For the GH-axis endpoints in human studies (CJC-1295 alone), measurable elevation appears within the first week. For downstream body composition and bone endpoints in animal studies, measurable changes have been documented at 4–12 weeks.[4][8][9]
Reconstitution and Handling in Research Settings
Lyophilized peptide vials are typically reconstituted with bacteriostatic water (0.9% benzyl alcohol) in research settings. Standard reference protocols add bacteriostatic water slowly down the vial wall — not directly onto the lyophilized pellet — to avoid agitation-induced aggregation that accelerates peptide degradation.
Reconstituted aqueous peptide solutions degrade via asparagine deamidation; degradation products may be 25–500-fold less potent than intact peptide.

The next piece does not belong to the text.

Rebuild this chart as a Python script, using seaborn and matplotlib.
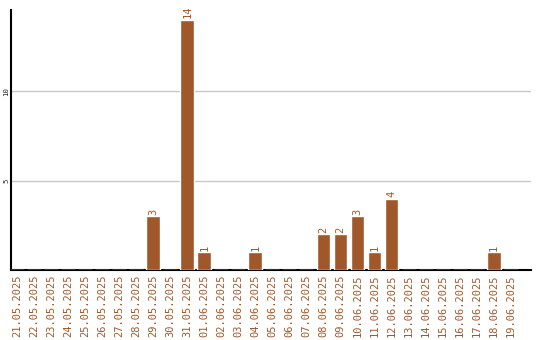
import matplotlib
matplotlib.use("Agg")
import matplotlib.pyplot as plt
import seaborn as sns
import pandas as pd

dates = ["21.05.2025", "22.05.2025", "23.05.2025", "24.05.2025", "25.05.2025",
         "26.05.2025", "27.05.2025", "28.05.2025", "29.05.2025", "30.05.2025",
         "31.05.2025", "01.06.2025", "02.06.2025", "03.06.2025", "04.06.2025",
         "05.06.2025", "06.06.2025", "07.06.2025", "08.06.2025", "09.06.2025",
         "10.06.2025", "11.06.2025", "12.06.2025", "13.06.2025", "14.06.2025",
         "15.06.2025", "16.06.2025", "17.06.2025", "18.06.2025", "19.06.2025"]
counts = [0, 0, 0, 0, 0, 0, 0, 0, 3, 0,
          14, 1, 0, 0, 1, 0, 0, 0, 2, 2,
          3, 1, 4, 0, 0, 0, 0, 0, 1, 0]
yticks = [5, 10]

color = "#A0582A"
sns.set_style("white")
plt.rcParams['font.family'] = ['DejaVu Sans Mono', 'DejaVu Sans']

df = pd.DataFrame({"date": dates, "count": counts})
fig = plt.figure(figsize=(5.4, 3.4), dpi=100)
ax = fig.add_axes([10.5/540, 1 - 270/340, 520.5/540, 260/340])
sns.barplot(data=df, x="date", y="count", order=dates, color=color,
            saturation=1, width=0.82, ax=ax, zorder=3)
ax.set_xlim(-0.4, 30.2)
ax.set_ylim(0, 14.55)
ax.set_yticks(yticks)
ax.set_yticklabels([str(v) for v in yticks], rotation=90, fontsize=5.3, va="center")
ax.grid(axis="y", color="#c8c8c8", linewidth=1, zorder=0)
ax.set_axisbelow(True)
ax.tick_params(axis="x", labelrotation=90, labelsize=7.5, labelcolor=color, length=0, pad=3)
ax.tick_params(axis="y", length=0, pad=1)
ax.set_xlabel("")
ax.set_ylabel("")
for s in ["top", "right"]:
    ax.spines[s].set_visible(False)
for s in ["left", "bottom"]:
    ax.spines[s].set_color("black")
    ax.spines[s].set_linewidth(1.5)

cont = ax.containers[0]
labels = [str(v) if v > 0 else "" for v in counts]
ax.bar_label(cont, labels=labels, rotation=90, color=color, fontsize=7.5, padding=1)

fig.savefig("out.png", dpi=100)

The stability literature specifies lyophilized vials stable at −20°C for months; reconstituted solutions stored at 2–8°C should be used within the window specified by peptide stability characterization data. Agitation accelerates aggregation. GRF analogs undergo DPP-IV cleavage in plasma; the DAC form was engineered specifically to resist this pathway, but reconstituted solution stability precedes in vivo metabolism.